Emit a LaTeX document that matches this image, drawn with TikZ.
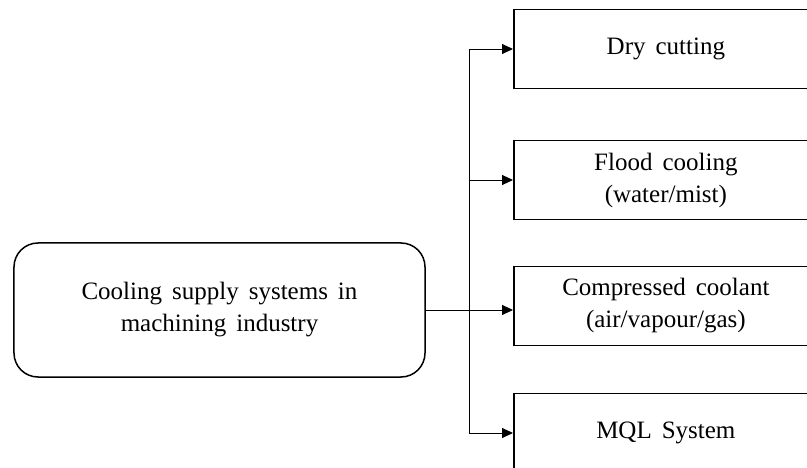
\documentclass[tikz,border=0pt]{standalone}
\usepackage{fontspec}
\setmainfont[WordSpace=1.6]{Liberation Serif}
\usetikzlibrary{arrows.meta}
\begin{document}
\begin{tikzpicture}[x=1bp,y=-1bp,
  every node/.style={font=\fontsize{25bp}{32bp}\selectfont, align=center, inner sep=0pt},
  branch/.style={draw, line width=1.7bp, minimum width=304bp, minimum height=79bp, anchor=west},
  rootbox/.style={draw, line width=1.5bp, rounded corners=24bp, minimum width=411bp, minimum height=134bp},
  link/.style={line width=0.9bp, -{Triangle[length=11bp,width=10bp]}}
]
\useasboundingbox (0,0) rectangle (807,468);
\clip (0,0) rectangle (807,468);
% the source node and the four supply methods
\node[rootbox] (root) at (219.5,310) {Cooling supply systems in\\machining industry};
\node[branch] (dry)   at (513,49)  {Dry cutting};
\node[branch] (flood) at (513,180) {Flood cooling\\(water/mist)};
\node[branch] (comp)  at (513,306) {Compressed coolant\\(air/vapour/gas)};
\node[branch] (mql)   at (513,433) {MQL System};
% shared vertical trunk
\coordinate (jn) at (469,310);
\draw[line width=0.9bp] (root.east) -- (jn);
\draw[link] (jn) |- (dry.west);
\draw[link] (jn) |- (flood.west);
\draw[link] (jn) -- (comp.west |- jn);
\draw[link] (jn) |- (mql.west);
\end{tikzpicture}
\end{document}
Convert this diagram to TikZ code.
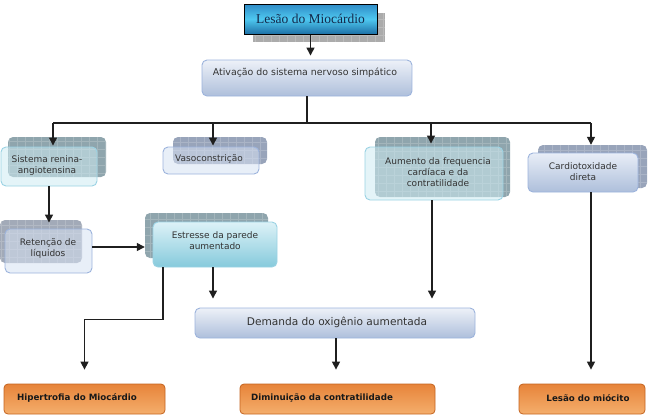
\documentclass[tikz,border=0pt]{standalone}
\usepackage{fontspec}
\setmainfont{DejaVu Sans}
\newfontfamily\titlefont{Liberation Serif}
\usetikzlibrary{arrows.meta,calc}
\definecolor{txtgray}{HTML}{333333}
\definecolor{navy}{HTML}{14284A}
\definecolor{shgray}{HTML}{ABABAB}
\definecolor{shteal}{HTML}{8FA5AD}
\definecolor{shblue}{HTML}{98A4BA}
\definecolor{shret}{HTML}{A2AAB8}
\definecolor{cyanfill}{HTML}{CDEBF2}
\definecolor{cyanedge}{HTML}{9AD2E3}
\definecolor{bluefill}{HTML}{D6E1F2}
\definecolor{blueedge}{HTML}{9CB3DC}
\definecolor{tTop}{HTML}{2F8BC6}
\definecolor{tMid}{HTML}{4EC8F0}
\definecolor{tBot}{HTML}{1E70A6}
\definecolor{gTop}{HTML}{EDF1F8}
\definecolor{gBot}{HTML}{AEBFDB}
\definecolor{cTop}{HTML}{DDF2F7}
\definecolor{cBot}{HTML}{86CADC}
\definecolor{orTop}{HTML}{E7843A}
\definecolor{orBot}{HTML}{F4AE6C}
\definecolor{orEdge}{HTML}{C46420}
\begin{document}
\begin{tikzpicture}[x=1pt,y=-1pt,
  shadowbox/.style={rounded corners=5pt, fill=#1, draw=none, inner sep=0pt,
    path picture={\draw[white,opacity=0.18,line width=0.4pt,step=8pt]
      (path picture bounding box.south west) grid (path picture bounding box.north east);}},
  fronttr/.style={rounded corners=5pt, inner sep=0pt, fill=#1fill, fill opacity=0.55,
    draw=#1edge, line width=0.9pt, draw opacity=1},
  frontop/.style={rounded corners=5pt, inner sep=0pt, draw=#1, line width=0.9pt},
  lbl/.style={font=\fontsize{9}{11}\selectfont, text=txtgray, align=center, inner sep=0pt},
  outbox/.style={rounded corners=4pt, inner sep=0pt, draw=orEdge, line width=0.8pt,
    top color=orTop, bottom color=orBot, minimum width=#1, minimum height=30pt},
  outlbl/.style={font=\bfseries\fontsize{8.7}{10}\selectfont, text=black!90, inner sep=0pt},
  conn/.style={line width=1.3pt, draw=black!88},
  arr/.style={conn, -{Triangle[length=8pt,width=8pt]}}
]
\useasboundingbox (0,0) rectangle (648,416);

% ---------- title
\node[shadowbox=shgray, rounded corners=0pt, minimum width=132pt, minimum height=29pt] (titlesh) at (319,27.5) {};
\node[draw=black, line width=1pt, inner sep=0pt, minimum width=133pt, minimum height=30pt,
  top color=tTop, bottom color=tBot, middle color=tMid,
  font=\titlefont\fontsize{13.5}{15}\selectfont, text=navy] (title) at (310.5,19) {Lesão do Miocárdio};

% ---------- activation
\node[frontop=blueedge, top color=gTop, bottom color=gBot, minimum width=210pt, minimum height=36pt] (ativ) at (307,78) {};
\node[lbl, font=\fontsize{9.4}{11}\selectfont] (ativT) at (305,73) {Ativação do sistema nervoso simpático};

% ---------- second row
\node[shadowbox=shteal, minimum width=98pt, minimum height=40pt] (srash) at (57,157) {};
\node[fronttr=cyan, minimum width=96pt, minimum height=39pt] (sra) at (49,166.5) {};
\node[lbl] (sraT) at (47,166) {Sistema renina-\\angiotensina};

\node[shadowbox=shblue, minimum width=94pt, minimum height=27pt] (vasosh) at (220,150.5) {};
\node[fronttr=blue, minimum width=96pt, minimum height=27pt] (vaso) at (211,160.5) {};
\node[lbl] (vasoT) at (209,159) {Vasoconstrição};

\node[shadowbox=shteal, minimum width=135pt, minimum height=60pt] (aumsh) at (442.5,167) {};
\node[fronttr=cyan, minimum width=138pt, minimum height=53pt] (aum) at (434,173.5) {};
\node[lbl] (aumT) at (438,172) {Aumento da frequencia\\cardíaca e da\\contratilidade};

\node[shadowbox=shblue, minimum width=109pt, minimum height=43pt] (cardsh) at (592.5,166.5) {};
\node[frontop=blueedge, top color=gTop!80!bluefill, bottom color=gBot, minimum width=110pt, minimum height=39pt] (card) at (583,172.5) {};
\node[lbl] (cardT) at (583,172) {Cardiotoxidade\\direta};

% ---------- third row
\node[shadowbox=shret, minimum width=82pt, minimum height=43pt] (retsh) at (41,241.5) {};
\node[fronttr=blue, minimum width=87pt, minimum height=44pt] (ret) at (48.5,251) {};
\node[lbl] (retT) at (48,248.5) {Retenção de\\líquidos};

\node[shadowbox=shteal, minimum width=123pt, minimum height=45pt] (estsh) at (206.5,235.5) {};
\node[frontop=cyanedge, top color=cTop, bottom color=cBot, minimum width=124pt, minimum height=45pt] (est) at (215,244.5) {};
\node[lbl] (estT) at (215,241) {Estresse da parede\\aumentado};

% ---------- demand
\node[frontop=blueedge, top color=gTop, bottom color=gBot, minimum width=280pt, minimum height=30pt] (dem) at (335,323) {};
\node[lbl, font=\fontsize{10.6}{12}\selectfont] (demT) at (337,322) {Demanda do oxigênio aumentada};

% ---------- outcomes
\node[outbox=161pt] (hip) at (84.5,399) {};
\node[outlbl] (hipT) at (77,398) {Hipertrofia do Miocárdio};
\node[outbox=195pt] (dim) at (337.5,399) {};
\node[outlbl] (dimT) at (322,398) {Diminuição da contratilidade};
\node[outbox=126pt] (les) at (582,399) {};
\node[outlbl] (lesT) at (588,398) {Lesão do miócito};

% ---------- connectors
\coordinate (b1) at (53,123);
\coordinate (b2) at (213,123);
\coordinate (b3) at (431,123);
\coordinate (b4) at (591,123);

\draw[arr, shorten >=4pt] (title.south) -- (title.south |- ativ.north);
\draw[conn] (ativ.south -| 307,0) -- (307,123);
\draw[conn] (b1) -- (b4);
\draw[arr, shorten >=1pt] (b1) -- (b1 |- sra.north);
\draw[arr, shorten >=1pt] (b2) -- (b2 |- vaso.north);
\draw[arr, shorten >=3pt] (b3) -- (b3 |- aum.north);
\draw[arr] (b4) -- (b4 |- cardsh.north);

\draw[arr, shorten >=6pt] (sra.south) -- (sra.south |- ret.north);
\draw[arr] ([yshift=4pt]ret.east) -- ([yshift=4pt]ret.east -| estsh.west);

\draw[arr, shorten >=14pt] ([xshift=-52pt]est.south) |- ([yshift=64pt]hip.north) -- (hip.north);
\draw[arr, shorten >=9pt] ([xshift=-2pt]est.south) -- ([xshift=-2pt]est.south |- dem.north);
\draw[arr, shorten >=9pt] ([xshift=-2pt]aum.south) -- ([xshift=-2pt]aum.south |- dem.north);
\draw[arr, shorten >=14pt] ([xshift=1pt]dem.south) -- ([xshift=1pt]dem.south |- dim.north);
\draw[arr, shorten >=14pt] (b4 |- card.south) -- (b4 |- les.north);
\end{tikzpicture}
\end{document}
+ + + +
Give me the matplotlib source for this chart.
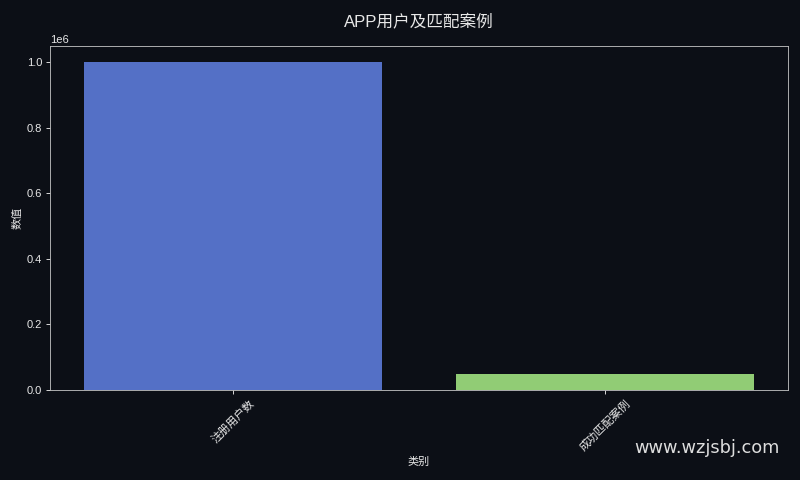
+ + + +
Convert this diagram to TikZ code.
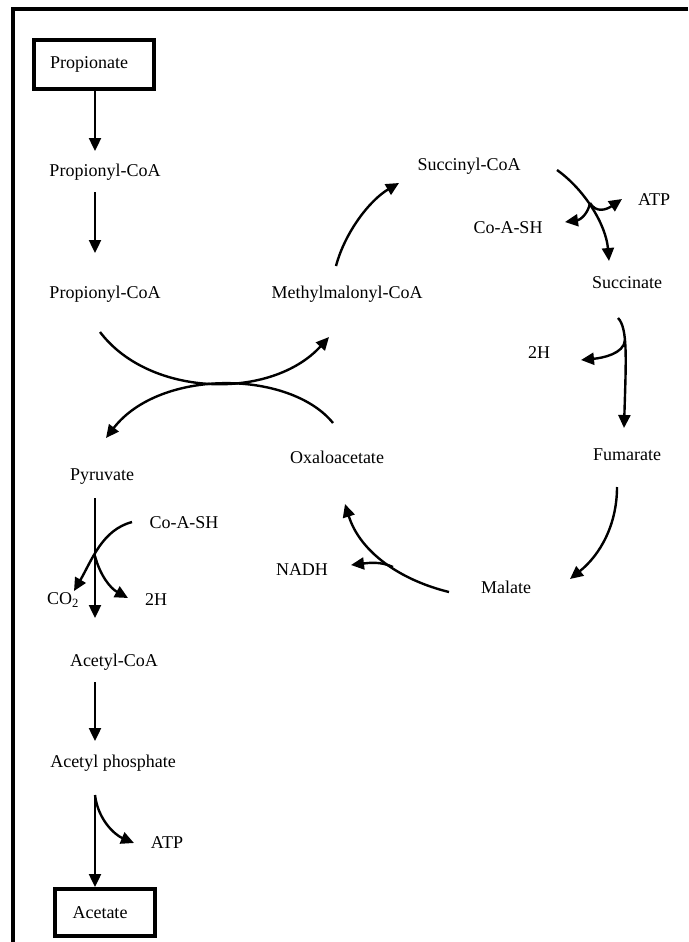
+ + + +
● **WHAT YOU SHOULD DO**:
Scan the material above for the string "this" and report each line where you find it.

● **EXPECTED ANSWER**:
Emit a LaTeX document that matches this image, drawn with TikZ.
Convert this diagram to TikZ code.
Give me the matplotlib source for this chart.
Convert this diagram to TikZ code.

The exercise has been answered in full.